Submitted to: Journal of Food Protection
Publication Type: Peer Reviewed Journal
Publication Acceptance Date: 5/30/2006
Publication Date: 12/1/2006
Citation: Bari, M.L., Mochida, M., Sommers, C.H., Hayakawa, F., Todoriki, S., Kawamoto, S. 2006. Irradiation inactivation of listeria monocytogenes in low fat ground pork at frozen and refrigerated temperature. Journal of Food Protection. 69:2955-2960. Interpretive Summary: Listeria monocytogenes is a foodborne pathogen responsible for many incidences of illness every year. Ionizing radiation is a safe and effective technology that can be used to improve the safety of foods. In this study the ability of ionizing radiation to inactivate L. monocytogenes in low fat raw ground pork was investigated. Irradiation was able to inactivate 99.999 percent of the pathogen at temperatures of 4, 0, and -18C with minimal effects on pork quality. Meat producers and regulatory agencies can use this information to provide safer pork products to consumers.
Technical Abstract: Gamma irradiation effectively controls Listeria monocytogenes in uncooked and in ready-to-eat foods. This study was conducted to determine if gamma irradiation could be used to control L. monocytogenes in ground pork. Ground pork was contaminated with L. monocytogenes, kept at refrigerated (4C), chilled (0C), and frozen (-18C) temperatures overnight, exposed to gamma irradiation and stored at 4C for 7 days, 0C, and -18C for 60 days. Following irradiation, the meat was assayed for L. monocytogenes viable counts and lipid oxidation. A triangle test was performed to determine if non-inoculated sausage made from irradiated and non-irradiated ground pork differed in sensory quality. It was observed that a 5-log reduction of L. monocytogenes viable counts would require a 3.0 kGy irradiation dose.
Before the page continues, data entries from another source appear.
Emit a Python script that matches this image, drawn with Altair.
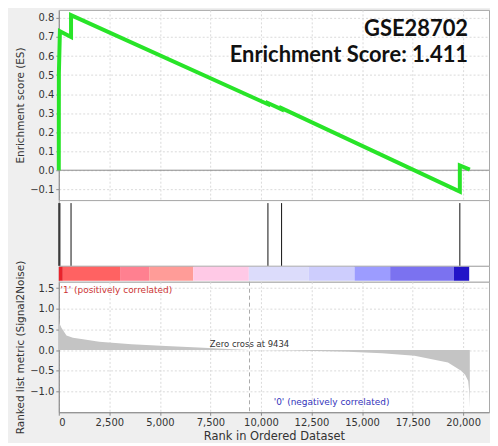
import altair as alt
import pandas as pd

# ---------------- data ----------------
# running enrichment score (rank, ES); repeated ranks are the jumps at hits
es_rank = [0, 5, 55, 606, 606, 10345, 10345, 11020, 11020, 19837, 19837, 20330]
es_value = [0.0, 0.51, 0.73, 0.700, 0.815, 0.347, 0.353, 0.320, 0.326, -0.112, 0.025, 0.003]

# positions of the gene-set members in the ranked list
hit_rank = [5, 55, 606, 10345, 11020, 19837]

# ranked list metric (Signal2Noise)
metric_rank = [0, 30, 130, 380, 700, 1200, 2000, 3600, 5300, 6900, 8600, 9434,
               11500, 14300, 16000, 17600, 19250, 19900, 20100, 20250, 20300, 20330]
metric_value = [0.83, 0.65, 0.54, 0.35, 0.30, 0.26, 0.20, 0.14, 0.10, 0.063, 0.02, 0.0,
                -0.01, -0.04, -0.08, -0.14, -0.30, -0.50, -0.60, -0.75, -1.0, -1.40]

# colour bar segments
bar_start = [0, 200, 3030, 4470, 6650, 9400, 12360, 14630, 16390, 19540]
bar_end = [200, 3030, 4470, 6650, 9400, 12360, 14630, 16390, 19540, 20300]
bar_color = ["#e8242c", "#ff6262", "#ff8090", "#ff9c98", "#ffc9e6",
             "#dcdcfb", "#cdcdfd", "#9c9cff", "#7b72f0", "#2214c8"]

zero_cross = 9434
x_ticks = [0, 2500, 5000, 7500, 10000, 12500, 15000, 17500, 20000]
es_ticks = [-0.1, 0.0, 0.1, 0.2, 0.3, 0.4, 0.5, 0.6, 0.7, 0.8]
metric_ticks = [-1.0, -0.5, 0.0, 0.5, 1.0, 1.5]

title_text = ["GSE28702", "Enrichment Score: 1.411"]
title_rank = [20245, 20245]
title_es = [0.742, 0.606]

pos_label = "'1' (positively correlated)"
neg_label = "'0' (negatively correlated)"
zero_label = f"Zero cross at {zero_cross}"

# ---------------- tables ----------------
es_df = pd.DataFrame({"rank": es_rank, "es": es_value, "order": list(range(len(es_rank)))})
hit_df = pd.DataFrame({"rank": hit_rank})
metric_df = pd.DataFrame({"rank": metric_rank, "metric": metric_value})
bar_df = pd.DataFrame({"start": bar_start, "end": bar_end, "color": bar_color})
zero_df = pd.DataFrame({"rank": [zero_cross], "label": [zero_label], "metric": [0.0]})
title_df = pd.DataFrame({"rank": title_rank, "es": title_es, "text": title_text})
zl_df = pd.DataFrame({"es": [0.0]})
lab_df = pd.DataFrame({"rank": [85, 10630], "metric": [1.46, -1.25],
                       "text": [pos_label, neg_label], "c": ["pos", "neg"]})

W = 432
X_DOM = [0, 21280]
ES_DOM = [-0.157, 0.8425]
M_DOM = [-1.507, 1.655]

x_scale = alt.Scale(domain=X_DOM, nice=False, zero=False)
top_x_axis = alt.Axis(values=x_ticks, labels=False, ticks=False, domain=False,
                      title=None, grid=True)
bot_x_axis = alt.Axis(values=x_ticks, format=",d", title="Rank in Ordered Dataset",
                      grid=True, titleFontSize=11.5, titlePadding=3, labelOverlap=False)

# ---------------- top panel: running ES ----------------
es_scale = alt.Scale(domain=ES_DOM, nice=False, zero=False)
es_axis = alt.Axis(values=es_ticks, format=".1f", title="Enrichment score (ES)",
                   labelOverlap=False, labelBound=False, grid=True)


def ex(field="rank:Q"):
    return alt.X(field, scale=x_scale, axis=top_x_axis)


def ey(field="es:Q"):
    return alt.Y(field, scale=es_scale, axis=es_axis)


es_line = alt.Chart(es_df).mark_line(color="#28e428", strokeWidth=4, interpolate="linear").encode(
    x=ex(), y=ey(), order="order:Q")
zero_line = alt.Chart(zl_df).mark_rule(color="#8a8a8a", strokeWidth=1).encode(y=ey())
title_marks = alt.Chart(title_df).mark_text(align="right", baseline="middle", font="Lato",
                                            fontSize=22, fontWeight="bold", color="#111111").encode(
    x=ex(), y=ey(), text="text:N")
top = alt.layer(zero_line, es_line, title_marks).properties(width=W, height=191)

# ---------------- hits panel ----------------
hits = alt.Chart(hit_df).mark_rule(color="#111111", strokeWidth=1).encode(
    x=alt.X("rank:Q", scale=x_scale, axis=None), y=alt.value(3), y2=alt.value(66)
).properties(width=W, height=66)

# ---------------- colour bar ----------------
cbar = alt.Chart(bar_df).mark_rect().encode(
    x=alt.X("start:Q", scale=x_scale, axis=None),
    x2="end:Q", y=alt.value(1), y2=alt.value(15),
    color=alt.Color("color:N", scale=None)).properties(width=W, height=16)

# ---------------- bottom panel: ranked list metric ----------------
m_scale = alt.Scale(domain=M_DOM, nice=False, zero=False)
m_axis = alt.Axis(values=metric_ticks, format=".1f", title="Ranked list metric (Signal2Noise)",
                  labelOverlap=False, labelBound=False, grid=True)


def bx(field="rank:Q"):
    return alt.X(field, scale=x_scale, axis=bot_x_axis)


def by(field="metric:Q"):
    return alt.Y(field, scale=m_scale, axis=m_axis)


area = alt.Chart(metric_df).mark_area(color="#c4c4c4", interpolate="linear", opacity=1).encode(
    x=bx(), y=alt.Y("metric:Q", scale=m_scale, axis=m_axis, stack=None))
zrule = alt.Chart(zero_df).mark_rule(color="#aaaaaa", strokeDash=[4, 3]).encode(x=bx())
ztext = alt.Chart(zero_df).mark_text(align="center", baseline="bottom", dy=-1, font="DejaVu Sans",
                                     fontSize=8.5, color="#333333").encode(
    x=bx(), y=by(), text="label:N")
labs = alt.Chart(lab_df).mark_text(align="left", baseline="middle", font="DejaVu Sans",
                                   fontSize=9).encode(
    x=bx(), y=by(), text="text:N",
    color=alt.Color("c:N", scale=alt.Scale(domain=["pos", "neg"], range=["#cc3333", "#3333bb"]),
                    legend=None))
bottom = alt.layer(area, zrule, ztext, labs).properties(width=W, height=131)

chart = alt.vconcat(top, hits, cbar, bottom, spacing=0, bounds="flush").properties(
    padding={"left": 7, "top": -3, "right": 0, "bottom": 0},
    background="#efefef",
).configure_view(
    fill="white", stroke="#a8a8a8", strokeWidth=1
).configure_axis(
    labelFont="DejaVu Sans", labelFontSize=10, labelColor="#333333",
    titleFont="DejaVu Sans", titleFontSize=10.5, titleColor="#333333", titleFontWeight="normal",
    gridColor="#dadada", gridDash=[2, 2], gridWidth=1,
    domainColor="#8a8a8a", tickColor="#8a8a8a", tickSize=3, labelPadding=2, titlePadding=4,
)

chart.save("out.html", embed_options={"renderer": "svg", "actions": False})
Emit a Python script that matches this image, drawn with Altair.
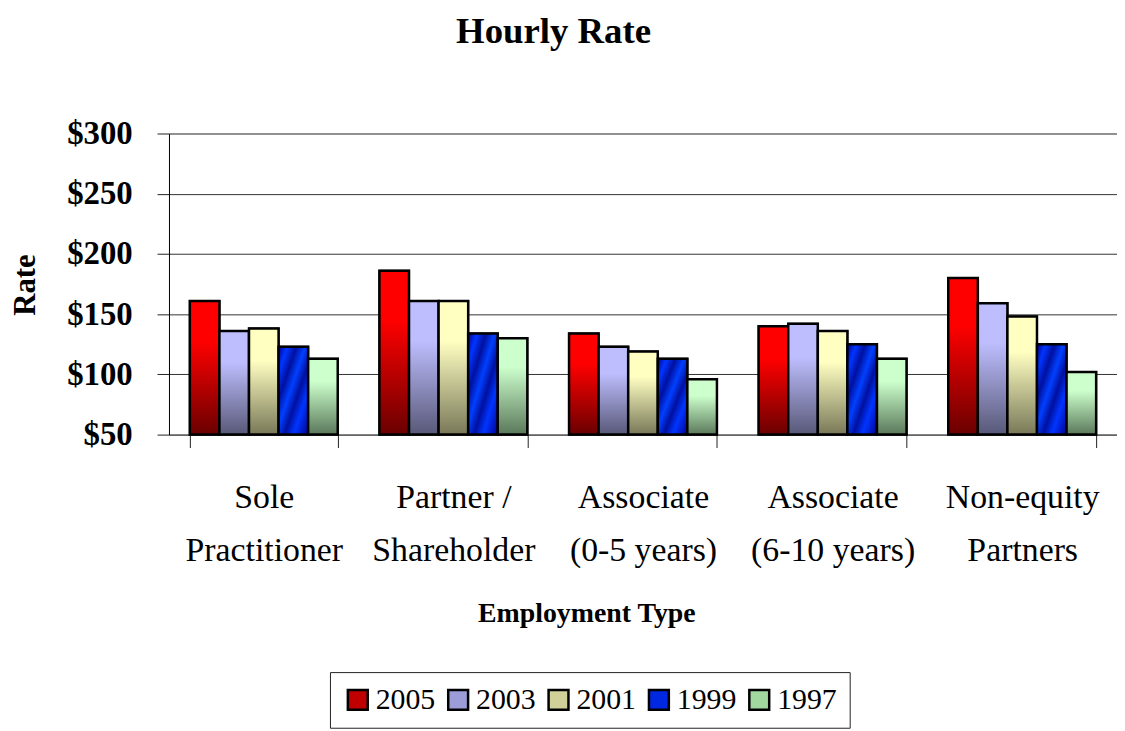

The results of a 60-day storage study of ground pork inoculated with 10(5)-10(6) CFU of L. monocytogenes per g indicated that counts for non-irradiated meat remained fairly constant at refrigerated, chilled, and frozen temperature. However, irradiation of ground pork with 3.0 kGy could inactivate L. monocytogenes totally at all temperatures used in this study. Lipid oxidation measurements, as determined by the TBARS assay, ranged from 0.16 nmol/g for unirradiated ground pork and 0.20 nmol/g for meat irradiated at 3.0 kGy. Sensory panelists were able to distinguish between irradiated and non-irradiated sausage but were divided on whether irradiation adversely affected the sausage quality. Our results suggest that gamma irradiation may be useful to control L. monocytogenes in ground pork and improve the safety of pork products.